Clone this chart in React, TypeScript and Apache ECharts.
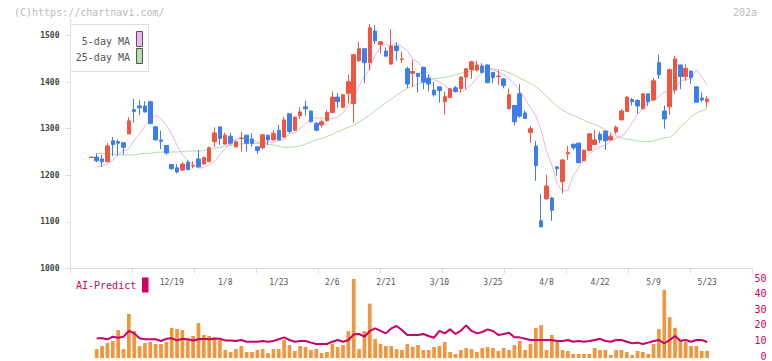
import React, { useEffect, useRef } from "react";
import * as echarts from "echarts";

// ---- data (one entry per trading day) ----
const opens = [
  1238, 1239, 1235, 1229, 1274, 1272, 1270, 1289, 1341, 1349, 1349, 1358, 1304, 1276, 1264, 1223, 1216, 1211, 1228, 1220,
  1235, 1224, 1229, 1272, 1304, 1267, 1284, 1261, 1279, 1286, 1278, 1261, 1259, 1286, 1276, 1297, 1282, 1332, 1297, 1328,
  1347, 1338, 1312, 1308, 1317, 1335, 1368, 1346, 1376, 1354, 1446, 1472, 1442, 1510, 1481, 1467, 1439, 1478, 1449, 1429,
  1419, 1419, 1432, 1409, 1383, 1390, 1358, 1367, 1388, 1386, 1411, 1427, 1426, 1435, 1437, 1421, 1412, 1407, 1343, 1350,
  1375, 1334, 1292, 1263, 1102, 1149, 1151, 1218, 1186, 1246, 1267, 1269, 1231, 1253, 1266, 1288, 1295, 1276, 1293, 1319,
  1337, 1363, 1361, 1343, 1375, 1362, 1442, 1338, 1347, 1383, 1437, 1412, 1424, 1390, 1366, 1358,
];
const closes = [
  1239, 1231, 1229, 1263, 1266, 1269, 1260, 1317, 1337, 1345, 1336, 1311, 1276, 1273, 1248, 1214, 1207, 1224, 1212, 1221,
  1218, 1238, 1259, 1291, 1279, 1286, 1269, 1272, 1280, 1269, 1269, 1253, 1287, 1276, 1290, 1276, 1319, 1294, 1325, 1336,
  1343, 1315, 1297, 1315, 1335, 1368, 1358, 1373, 1401, 1459, 1472, 1442, 1517, 1489, 1487, 1456, 1478, 1468, 1450, 1396,
  1423, 1412, 1400, 1396, 1373, 1382, 1369, 1386, 1380, 1411, 1429, 1444, 1437, 1421, 1399, 1410, 1413, 1393, 1373, 1315,
  1327, 1322, 1300, 1221, 1089, 1177, 1125, 1214, 1233, 1249, 1259, 1227, 1254, 1289, 1276, 1276, 1274, 1284, 1303, 1338,
  1368, 1358, 1349, 1375, 1358, 1403, 1416, 1321, 1427, 1450, 1412, 1430, 1410, 1357, 1362, 1364,
];
const lows = [
  1237, 1228, 1218, 1229, 1241, 1242, 1244, 1289, 1313, 1329, 1335, 1310, 1274, 1256, 1244, 1212, 1204, 1211, 1212, 1215,
  1217, 1224, 1229, 1261, 1265, 1266, 1265, 1259, 1251, 1251, 1261, 1246, 1256, 1265, 1275, 1275, 1280, 1290, 1295, 1321,
  1327, 1313, 1294, 1302, 1316, 1333, 1344, 1345, 1355, 1313, 1444, 1398, 1426, 1482, 1462, 1455, 1437, 1446, 1441, 1387,
  1390, 1378, 1385, 1380, 1369, 1356, 1330, 1366, 1378, 1378, 1385, 1407, 1423, 1419, 1398, 1398, 1394, 1387, 1342, 1307,
  1324, 1321, 1270, 1188, 1089, 1148, 1102, 1199, 1161, 1233, 1254, 1226, 1230, 1252, 1265, 1269, 1254, 1275, 1289, 1318,
  1336, 1350, 1332, 1341, 1349, 1360, 1407, 1300, 1330, 1374, 1385, 1403, 1396, 1356, 1357, 1346,
];
const highs = [
  1240, 1247, 1244, 1269, 1282, 1277, 1271, 1325, 1364, 1362, 1359, 1360, 1306, 1296, 1265, 1223, 1224, 1228, 1232, 1230,
  1254, 1240, 1262, 1303, 1304, 1291, 1291, 1275, 1293, 1287, 1290, 1262, 1288, 1287, 1297, 1308, 1326, 1333, 1326, 1346,
  1360, 1339, 1314, 1320, 1340, 1380, 1377, 1375, 1416, 1461, 1487, 1472, 1525, 1523, 1487, 1475, 1514, 1485, 1466, 1433,
  1448, 1420, 1433, 1417, 1401, 1390, 1380, 1387, 1392, 1412, 1429, 1446, 1446, 1441, 1438, 1422, 1426, 1409, 1386, 1351,
  1396, 1339, 1306, 1274, 1160, 1201, 1154, 1220, 1234, 1263, 1267, 1269, 1255, 1290, 1297, 1294, 1296, 1290, 1307, 1342,
  1370, 1366, 1363, 1376, 1375, 1409, 1459, 1350, 1429, 1457, 1438, 1439, 1425, 1391, 1378, 1370,
];
// moving averages: values before enough closes are shown
const ma5Head = [1218, 1220, 1224, 1232];
const ma25Head = [
  1247, 1247, 1247, 1245, 1244, 1244, 1244, 1244, 1246, 1247, 1247, 1249, 1250, 1250, 1250, 1250, 1251, 1252, 1252, 1252,
  1253, 1256, 1258, 1260,
];
// lower panel (starts at the 2nd trading day)
const volumes = [
  5.6, 7.5, 9.4, 10.6, 17.5, 5.6, 27.5, 16.9, 7.5, 9.4, 10, 8.75, 8.75, 10, 18.75, 18.1, 17.5, 11.25, 13.75, 21.9,
  14.4, 13.75, 13.1, 11.25, 5, 3.75, 5.6, 7.5, 3.75, 3.75, 5, 5.6, 3.1, 5.6, 5.6, 11.25, 8.1, 4.4, 7.5, 6.9,
  5, 5.6, 3.1, 3.75, 8.75, 6.9, 8.1, 16.9, 49.4, 5.6, 16.9, 34, 11.9, 8.75, 7.5, 7.5, 5.6, 5, 8.75, 6.9,
  8.1, 5, 5, 6.9, 7.5, 10, 3.75, 2.5, 5, 6.25, 5.6, 3.75, 6.25, 6.9, 6.25, 4.4, 6.25, 5, 8.1, 10.6,
  5, 8.75, 18.75, 20.6, 5, 14.4, 10.6, 5, 4.4, 2.5, 2.5, 2.5, 2.5, 6.25, 5, 5, 1.9, 5, 5, 3.75,
  1.9, 4.4, 3.75, 2.5, 8.75, 18.1, 42.5, 25.6, 18.75, 11.25, 10, 7.5, 7.5, 4.4, 4.4,
];
const aiPredict = [
  12.3, 12.3, 11.7, 13.3, 12.7, 13.3, 16.9, 15.4, 12.3, 11.7, 11.7, 11.7, 10.6, 12, 12.3, 11, 12, 11.7, 11, 11.7,
  12, 11.7, 12, 12, 11, 11, 10.6, 11.25, 10.2, 10.2, 10.2, 10.6, 10.2, 10.6, 11.7, 12.9, 11.25, 10.2, 10.6, 10.6,
  9.6, 8.75, 8.75, 8.75, 10.2, 11.25, 10.2, 11.25, 14.8, 15, 13.3, 16.9, 18.5, 16.9, 15.4, 18.5, 20, 17.5, 14.4, 14.4,
  14.4, 15, 13.75, 12.7, 16.9, 15.4, 17.9, 15, 17.1, 20.4, 16.9, 15.4, 16.25, 17.9, 16.9, 14.4, 15, 15.8, 12.9, 12.9,
  12, 11.25, 11.25, 11.25, 11.25, 11.25, 10.6, 10.6, 11.25, 10.2, 10.6, 10.2, 10.6, 11.25, 12, 10.6, 10.2, 11.25, 11.25, 10.2,
  9.2, 9.6, 8.75, 9.6, 10.6, 11.25, 9.2, 11.25, 13.75, 10.8, 11.25, 10.2, 11.25, 11.25, 10,
];
const dateLabels = ["12/19", "1/8", "1/23", "2/6", "2/21", "3/10", "3/25", "4/8", "4/22", "5/9", "5/23"];
const firstLabelIndex = 15;
const labelStep = 10;
const priceTicks = [1000, 1100, 1200, 1300, 1400, 1500];
const subTicks = [0, 10, 20, 30, 40, 50];

const RED = "#F0553F";
const BLUE = "#3E7DEE";
const MONO = "'DejaVu Sans Mono', monospace";

function movingAverage(period: number, head: number[]) {
  return closes.map((_, i) => {
    if (i === 0) return "-";
    if (i < period) return head[i - 1];
    let s = 0;
    for (let k = i - period; k < i; k++) s += closes[k];
    return +(s / period).toFixed(1);
  });
}

export default function App() {
  const ref = useRef<HTMLDivElement>(null);
  useEffect(() => {
    if (!ref.current) return;
    const chart = echarts.init(ref.current, null, { renderer: "svg" });
    const n = closes.length;
    const cats = Array.from({ length: n }, (_, i) => String(i));
    const candles = opens.map((o, i) => [o, closes[i], lows[i], highs[i]]);
    const ma5 = movingAverage(5, ma5Head);
    const ma25 = movingAverage(25, ma25Head);
    const volData = ["-", ...volumes];
    const aiData = ["-", ...aiPredict];

    chart.setOption({
      animation: false,
      grid: [
        { left: 88.7, right: 62.2, top: 19.4, bottom: 92.7 },
        { left: 88.7, right: 62.2, top: 278, bottom: 3 },
        { left: 70.5, right: 19.5, top: 19.4, bottom: 92.7 },
        { left: 70.5, right: 19.5, top: 278, bottom: 3 },
      ],
      xAxis: [
        {
          type: "category",
          gridIndex: 0,
          data: cats,
          boundaryGap: true,
          axisLine: { show: false },
          axisTick: { show: false },
          splitLine: { show: false },
          axisLabel: {
            interval: (index: number) => index >= firstLabelIndex && (index - firstLabelIndex) % labelStep === 0,
            formatter: (_v: string, index: number) => dateLabels[(index - firstLabelIndex) / labelStep] ?? "",
            margin: 10,
            fontSize: 8,
            color: "#555",
            fontFamily: MONO,
          },
        },
        { type: "category", gridIndex: 1, data: cats, boundaryGap: true, show: false },
        {
          type: "value",
          gridIndex: 2,
          min: 0,
          max: 11,
          interval: 1,
          axisLine: { show: true, onZero: false, lineStyle: { color: "#ddd", width: 1 } },
          axisTick: { show: true, length: 5, lineStyle: { color: "#ddd" } },
          axisLabel: { show: false },
          splitLine: { show: false },
        },
        { type: "value", gridIndex: 3, min: 0, max: 1, show: false },
      ],
      yAxis: [
        { type: "value", gridIndex: 0, min: 1000, max: 1535, show: false },
        { type: "value", gridIndex: 1, min: 0, max: 50, show: false },
        {
          type: "value",
          gridIndex: 2,
          min: 1000,
          max: 1535,
          interval: 100,
          axisLine: { show: true, onZero: false, lineStyle: { color: "#ddd" } },
          axisTick: { show: true, length: 5, lineStyle: { color: "#ddd" }, customValues: priceTicks },
          axisLabel: {
            customValues: priceTicks,
            formatter: (v: number) => (priceTicks.includes(v) ? String(v) : ""),
            margin: 11,
            fontSize: 8,
            fontWeight: "bold",
            color: "#444",
            fontFamily: MONO,
          },
          splitLine: { show: false },
        },
        {
          type: "value",
          gridIndex: 3,
          min: 0,
          max: 50,
          interval: 10,
          position: "right",
          axisLine: { show: false },
          axisTick: { show: false },
          axisLabel: {
            customValues: subTicks,
            align: "right",
            margin: 14,
            fontSize: 10,
            color: "#CC0066",
            fontFamily: MONO,
          },
          splitLine: { show: false },
        },
      ],
      series: [
        {
          type: "line",
          xAxisIndex: 0,
          yAxisIndex: 0,
          data: ma25,
          symbol: "none",
          z: 1,
          lineStyle: { color: "#B3DAA6", width: 1 },
        },
        {
          type: "line",
          xAxisIndex: 0,
          yAxisIndex: 0,
          data: ma5,
          symbol: "none",
          z: 1,
          lineStyle: { color: "#E8B2E8", width: 1 },
        },
        {
          type: "candlestick",
          xAxisIndex: 0,
          yAxisIndex: 0,
          data: candles,
          barWidth: 4,
          clip: false,
          z: 3,
          itemStyle: { color: RED, color0: BLUE, borderColor: RED, borderColor0: BLUE, borderWidth: 1 },
        },
        {
          type: "bar",
          xAxisIndex: 1,
          yAxisIndex: 1,
          data: volData,
          barWidth: 3.7,
          itemStyle: { color: "#F0963F" },
        },
        {
          type: "line",
          xAxisIndex: 1,
          yAxisIndex: 1,
          data: aiData,
          symbol: "none",
          lineStyle: { color: "#CC0066", width: 2 },
        },
      ],
      graphic: [
        {
          type: "text",
          x: 14,
          y: 12.7,
          style: { text: "(C)https://chartnavi.com/", fill: "#bbb", font: `10px ${MONO}`, verticalAlign: "middle" },
        },
        {
          type: "text",
          x: 757,
          y: 12.7,
          style: { text: "202a", fill: "#bbb", font: `10px ${MONO}`, align: "right", verticalAlign: "middle" },
        },
        {
          type: "rect",
          z: 10,
          shape: { x: 70.5, y: 24.5, width: 78, height: 47 },
          style: { fill: "#fff", stroke: "#ddd", lineWidth: 1 },
        },
        {
          type: "text",
          z: 11,
          x: 130,
          y: 41.7,
          style: { text: "5-day MA", fill: "#555", font: `10px ${MONO}`, align: "right", verticalAlign: "middle" },
        },
        {
          type: "text",
          z: 11,
          x: 130,
          y: 57.3,
          style: { text: "25-day MA", fill: "#555", font: `10px ${MONO}`, align: "right", verticalAlign: "middle" },
        },
        {
          type: "rect",
          z: 11,
          shape: { x: 136.5, y: 31.5, width: 6, height: 15 },
          style: { fill: "#EDB8EB", stroke: "#555", lineWidth: 1 },
        },
        {
          type: "rect",
          z: 11,
          shape: { x: 136.5, y: 48.5, width: 6, height: 15 },
          style: { fill: "#B9DDAE", stroke: "#555", lineWidth: 1 },
        },
        {
          type: "text",
          x: 76,
          y: 285.5,
          style: { text: "AI-Predict", fill: "#CC0066", font: `10px ${MONO}`, verticalAlign: "middle" },
        },
        {
          type: "rect",
          shape: { x: 142, y: 277.5, width: 6.5, height: 15 },
          style: { fill: "#CC0066" },
        },
      ],
    });
    return () => chart.dispose();
  }, []);
  return <div ref={ref} style={{ position: "fixed", left: 0, top: 0, width: 772, height: 361, background: "#fff" }} />;
}
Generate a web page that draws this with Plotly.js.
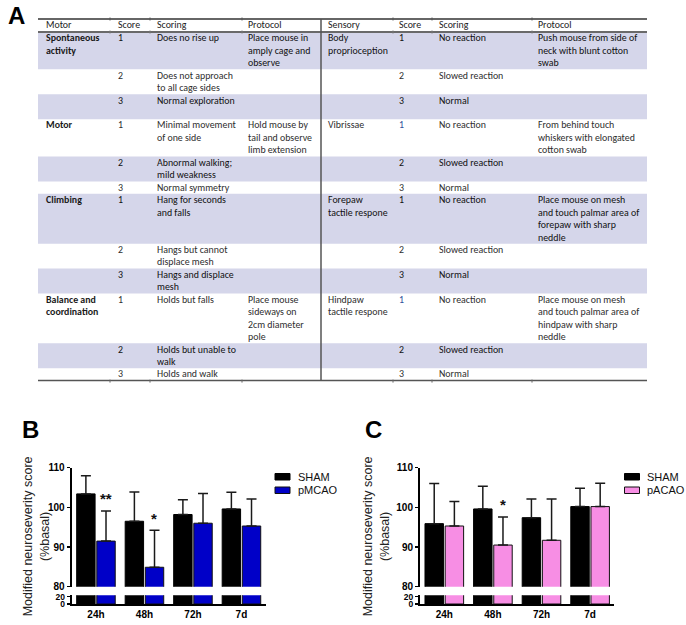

+ + +

Short task:
Reproduce exactly the run of lines that opens the listing and closes with the line holding "import * as". Pictures are excluded.

Task answer:
Clone this chart in React, TypeScript and Apache ECharts.
import React, { useEffect, useRef } from "react";
import * as echarts from "echarts";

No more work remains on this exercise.